GIVEN EXERCISE =
Word for word, restate the lines from the start of the data below through the line containing "14, 16, 18];".

DATASET EXCERPT =

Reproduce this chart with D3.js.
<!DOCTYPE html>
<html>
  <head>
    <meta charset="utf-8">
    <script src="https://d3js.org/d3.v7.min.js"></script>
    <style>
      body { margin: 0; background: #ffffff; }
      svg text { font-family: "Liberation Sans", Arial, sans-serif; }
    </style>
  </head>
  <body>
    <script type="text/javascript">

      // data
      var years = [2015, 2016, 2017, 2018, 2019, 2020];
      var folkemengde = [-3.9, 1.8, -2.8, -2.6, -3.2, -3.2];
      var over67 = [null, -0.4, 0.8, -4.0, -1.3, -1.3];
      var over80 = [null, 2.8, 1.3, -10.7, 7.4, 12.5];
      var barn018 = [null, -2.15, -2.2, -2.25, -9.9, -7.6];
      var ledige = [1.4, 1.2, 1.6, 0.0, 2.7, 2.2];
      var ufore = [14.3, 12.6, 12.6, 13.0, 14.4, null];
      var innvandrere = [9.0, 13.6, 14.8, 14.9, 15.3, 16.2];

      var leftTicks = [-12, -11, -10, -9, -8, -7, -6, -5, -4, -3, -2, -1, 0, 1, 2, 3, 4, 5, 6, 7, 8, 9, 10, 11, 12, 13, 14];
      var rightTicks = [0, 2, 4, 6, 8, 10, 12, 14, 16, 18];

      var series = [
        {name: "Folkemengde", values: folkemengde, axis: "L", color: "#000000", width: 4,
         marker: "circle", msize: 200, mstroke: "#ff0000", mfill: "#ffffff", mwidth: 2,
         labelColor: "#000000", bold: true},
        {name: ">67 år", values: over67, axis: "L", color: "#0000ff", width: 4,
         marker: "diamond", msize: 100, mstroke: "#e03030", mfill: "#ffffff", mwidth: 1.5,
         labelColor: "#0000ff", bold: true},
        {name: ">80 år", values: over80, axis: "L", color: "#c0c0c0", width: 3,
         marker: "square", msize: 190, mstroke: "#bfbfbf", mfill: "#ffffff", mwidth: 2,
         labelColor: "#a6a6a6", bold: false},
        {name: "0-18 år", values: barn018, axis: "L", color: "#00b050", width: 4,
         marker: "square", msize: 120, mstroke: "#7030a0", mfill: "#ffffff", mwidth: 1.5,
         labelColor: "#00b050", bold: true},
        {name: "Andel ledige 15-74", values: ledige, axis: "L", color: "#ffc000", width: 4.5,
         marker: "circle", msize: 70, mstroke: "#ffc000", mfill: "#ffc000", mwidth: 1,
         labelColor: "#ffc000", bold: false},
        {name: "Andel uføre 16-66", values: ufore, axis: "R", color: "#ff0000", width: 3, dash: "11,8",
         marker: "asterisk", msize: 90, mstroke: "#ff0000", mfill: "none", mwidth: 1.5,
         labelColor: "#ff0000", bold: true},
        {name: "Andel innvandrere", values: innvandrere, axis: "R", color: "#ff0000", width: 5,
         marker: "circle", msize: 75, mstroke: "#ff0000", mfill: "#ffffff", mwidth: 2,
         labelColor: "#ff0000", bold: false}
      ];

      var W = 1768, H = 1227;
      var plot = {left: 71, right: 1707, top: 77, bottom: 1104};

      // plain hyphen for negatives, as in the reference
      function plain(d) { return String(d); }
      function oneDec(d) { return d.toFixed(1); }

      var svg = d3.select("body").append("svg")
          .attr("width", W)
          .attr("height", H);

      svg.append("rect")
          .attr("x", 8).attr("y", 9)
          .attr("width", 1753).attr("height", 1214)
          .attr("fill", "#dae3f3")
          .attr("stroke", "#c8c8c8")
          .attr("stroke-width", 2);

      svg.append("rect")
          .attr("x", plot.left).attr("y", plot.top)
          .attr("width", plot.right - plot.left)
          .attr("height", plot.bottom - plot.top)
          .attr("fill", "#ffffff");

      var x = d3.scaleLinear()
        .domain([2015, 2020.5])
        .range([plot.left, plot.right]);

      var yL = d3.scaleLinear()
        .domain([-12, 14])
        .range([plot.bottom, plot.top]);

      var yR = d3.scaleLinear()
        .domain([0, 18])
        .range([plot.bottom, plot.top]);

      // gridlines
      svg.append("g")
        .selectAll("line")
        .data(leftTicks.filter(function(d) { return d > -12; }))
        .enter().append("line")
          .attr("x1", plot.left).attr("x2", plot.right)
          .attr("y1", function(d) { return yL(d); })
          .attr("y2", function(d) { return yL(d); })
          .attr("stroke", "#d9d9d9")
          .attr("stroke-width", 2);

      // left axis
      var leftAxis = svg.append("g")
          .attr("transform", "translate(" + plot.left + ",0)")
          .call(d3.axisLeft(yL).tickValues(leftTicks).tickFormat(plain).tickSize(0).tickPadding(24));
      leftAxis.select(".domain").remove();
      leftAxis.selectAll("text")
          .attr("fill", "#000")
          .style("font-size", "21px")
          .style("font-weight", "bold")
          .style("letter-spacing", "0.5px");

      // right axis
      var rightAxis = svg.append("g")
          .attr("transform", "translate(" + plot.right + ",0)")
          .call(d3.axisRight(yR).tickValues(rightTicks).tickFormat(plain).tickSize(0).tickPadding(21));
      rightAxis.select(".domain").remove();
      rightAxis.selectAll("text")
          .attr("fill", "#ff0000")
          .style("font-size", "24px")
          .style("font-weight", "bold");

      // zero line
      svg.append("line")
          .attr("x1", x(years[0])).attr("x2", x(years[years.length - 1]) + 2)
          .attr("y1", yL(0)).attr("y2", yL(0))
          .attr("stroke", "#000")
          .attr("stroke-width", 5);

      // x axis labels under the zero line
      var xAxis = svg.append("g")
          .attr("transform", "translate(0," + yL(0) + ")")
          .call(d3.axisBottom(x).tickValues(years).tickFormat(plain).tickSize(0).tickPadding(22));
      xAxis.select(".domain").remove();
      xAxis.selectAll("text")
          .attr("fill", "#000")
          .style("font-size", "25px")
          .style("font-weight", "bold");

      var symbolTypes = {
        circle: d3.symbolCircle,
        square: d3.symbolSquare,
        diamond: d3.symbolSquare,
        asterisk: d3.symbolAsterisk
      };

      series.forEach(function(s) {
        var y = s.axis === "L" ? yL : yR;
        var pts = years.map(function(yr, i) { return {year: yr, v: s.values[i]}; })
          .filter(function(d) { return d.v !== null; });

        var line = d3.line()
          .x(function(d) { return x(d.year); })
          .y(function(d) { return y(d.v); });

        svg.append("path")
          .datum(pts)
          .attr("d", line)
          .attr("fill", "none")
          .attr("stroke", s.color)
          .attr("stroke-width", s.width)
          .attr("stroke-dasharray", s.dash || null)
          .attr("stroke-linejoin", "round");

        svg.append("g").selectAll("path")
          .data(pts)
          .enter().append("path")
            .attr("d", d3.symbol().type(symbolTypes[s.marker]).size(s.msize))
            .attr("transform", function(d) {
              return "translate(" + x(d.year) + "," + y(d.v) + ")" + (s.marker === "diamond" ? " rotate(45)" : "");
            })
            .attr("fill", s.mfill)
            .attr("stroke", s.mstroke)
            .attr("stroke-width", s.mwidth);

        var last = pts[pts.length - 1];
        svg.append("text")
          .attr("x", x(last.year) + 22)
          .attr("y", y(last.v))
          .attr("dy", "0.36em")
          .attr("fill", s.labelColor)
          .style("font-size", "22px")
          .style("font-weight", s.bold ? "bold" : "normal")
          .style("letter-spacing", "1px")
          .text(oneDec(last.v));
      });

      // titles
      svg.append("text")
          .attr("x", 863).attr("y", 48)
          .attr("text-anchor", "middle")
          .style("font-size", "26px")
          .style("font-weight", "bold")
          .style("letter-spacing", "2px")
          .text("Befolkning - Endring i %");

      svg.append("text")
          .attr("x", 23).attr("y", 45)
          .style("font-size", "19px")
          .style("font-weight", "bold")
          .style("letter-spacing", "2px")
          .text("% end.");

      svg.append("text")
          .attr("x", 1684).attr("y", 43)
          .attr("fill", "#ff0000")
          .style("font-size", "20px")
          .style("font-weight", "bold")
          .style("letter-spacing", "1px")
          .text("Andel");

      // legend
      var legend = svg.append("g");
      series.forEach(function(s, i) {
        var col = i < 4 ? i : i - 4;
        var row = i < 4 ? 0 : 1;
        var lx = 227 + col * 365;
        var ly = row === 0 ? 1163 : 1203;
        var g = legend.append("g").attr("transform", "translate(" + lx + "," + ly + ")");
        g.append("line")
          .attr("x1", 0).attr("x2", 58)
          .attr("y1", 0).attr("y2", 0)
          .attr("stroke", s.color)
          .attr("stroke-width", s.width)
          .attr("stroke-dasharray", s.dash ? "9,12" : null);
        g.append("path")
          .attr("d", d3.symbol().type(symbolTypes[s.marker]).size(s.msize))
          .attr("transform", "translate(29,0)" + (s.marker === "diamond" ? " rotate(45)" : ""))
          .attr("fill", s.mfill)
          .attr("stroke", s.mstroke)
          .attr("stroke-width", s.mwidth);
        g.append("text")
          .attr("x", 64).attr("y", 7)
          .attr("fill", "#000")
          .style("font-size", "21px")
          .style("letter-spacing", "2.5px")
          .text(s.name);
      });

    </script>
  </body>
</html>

ANSWER TO THE TASK =
Reproduce this chart with D3.js.
<!DOCTYPE html>
<html>
  <head>
    <meta charset="utf-8">
    <script src="https://d3js.org/d3.v7.min.js"></script>
    <style>
      body { margin: 0; background: #ffffff; }
      svg text { font-family: "Liberation Sans", Arial, sans-serif; }
    </style>
  </head>
  <body>
    <script type="text/javascript">

      // data
      var years = [2015, 2016, 2017, 2018, 2019, 2020];
      var folkemengde = [-3.9, 1.8, -2.8, -2.6, -3.2, -3.2];
      var over67 = [null, -0.4, 0.8, -4.0, -1.3, -1.3];
      var over80 = [null, 2.8, 1.3, -10.7, 7.4, 12.5];
      var barn018 = [null, -2.15, -2.2, -2.25, -9.9, -7.6];
      var ledige = [1.4, 1.2, 1.6, 0.0, 2.7, 2.2];
      var ufore = [14.3, 12.6, 12.6, 13.0, 14.4, null];
      var innvandrere = [9.0, 13.6, 14.8, 14.9, 15.3, 16.2];

      var leftTicks = [-12, -11, -10, -9, -8, -7, -6, -5, -4, -3, -2, -1, 0, 1, 2, 3, 4, 5, 6, 7, 8, 9, 10, 11, 12, 13, 14];
      var rightTicks = [0, 2, 4, 6, 8, 10, 12, 14, 16, 18];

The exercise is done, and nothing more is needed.